## Oliver Janzer and Benny Sudakov Settled the Erdős-Sauer Problem

Norbert Sauer

The news in brief:  In the new paper Resolution of the Erdős-Sauer problem on regular subgraphs Oliver Janzer and Benny Sudakov proved that any graph G with $n$ vertices and more than $C_kn \log \log n$ edges contains a k-regular subgraph. This bound matches the lower bound of Pyber, Rödl and Szemerédi and thus completely resolved the well-known problem of Erdős and Sauer from 1975. The new bound substantially improves an 1985 result of Pyber, who showed that $n \log n$  edges suffice.

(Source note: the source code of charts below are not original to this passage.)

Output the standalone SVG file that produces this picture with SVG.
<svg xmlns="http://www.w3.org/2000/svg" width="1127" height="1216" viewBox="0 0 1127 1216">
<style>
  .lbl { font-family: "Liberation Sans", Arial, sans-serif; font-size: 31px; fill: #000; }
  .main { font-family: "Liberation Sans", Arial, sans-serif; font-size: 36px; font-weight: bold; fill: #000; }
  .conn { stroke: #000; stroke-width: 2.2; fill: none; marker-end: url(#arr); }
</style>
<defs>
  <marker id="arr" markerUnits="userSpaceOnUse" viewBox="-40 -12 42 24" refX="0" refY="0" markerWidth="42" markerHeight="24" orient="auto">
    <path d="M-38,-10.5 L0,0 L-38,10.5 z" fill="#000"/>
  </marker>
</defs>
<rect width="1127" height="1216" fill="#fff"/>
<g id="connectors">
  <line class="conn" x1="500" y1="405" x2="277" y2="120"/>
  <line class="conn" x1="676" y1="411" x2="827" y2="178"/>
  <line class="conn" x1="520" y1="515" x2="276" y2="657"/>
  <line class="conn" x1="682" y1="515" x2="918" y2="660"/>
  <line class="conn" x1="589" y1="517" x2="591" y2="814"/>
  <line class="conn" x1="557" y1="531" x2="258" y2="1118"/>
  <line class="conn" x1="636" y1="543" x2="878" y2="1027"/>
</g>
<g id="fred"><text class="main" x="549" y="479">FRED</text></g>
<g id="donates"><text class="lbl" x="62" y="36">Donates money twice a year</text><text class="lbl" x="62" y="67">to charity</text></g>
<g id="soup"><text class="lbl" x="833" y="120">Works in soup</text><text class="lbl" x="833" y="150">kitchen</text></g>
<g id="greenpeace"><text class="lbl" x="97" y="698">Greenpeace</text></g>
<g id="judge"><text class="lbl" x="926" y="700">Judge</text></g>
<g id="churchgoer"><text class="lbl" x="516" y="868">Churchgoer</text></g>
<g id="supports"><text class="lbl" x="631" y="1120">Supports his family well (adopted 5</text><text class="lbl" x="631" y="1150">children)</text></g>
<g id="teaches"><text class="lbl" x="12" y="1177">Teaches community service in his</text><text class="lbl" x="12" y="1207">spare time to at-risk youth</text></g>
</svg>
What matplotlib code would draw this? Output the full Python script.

### The history of the Erdős -Sauer problem 1975-2022

Erdos and Sauer asked in 1975 how many edges (let’s denote the minimum number $f_k(n)$) for an n-vertex graph guarantee a k-regular subgraph. In 1985 Laszlo Pyber proved that for some $C_k$ every graph with $n$ vertices and $C_kn \log n$ edges contains a k-regular graph. A few years later Pyber, Rodl and Szemeredi found a construction of a graph with n vertices and  $c n \log \log n$ edges that contains no k-regular subgraph for every $k \ge 3$. (The paper appeared in 1995 but the result is from the late 80s.)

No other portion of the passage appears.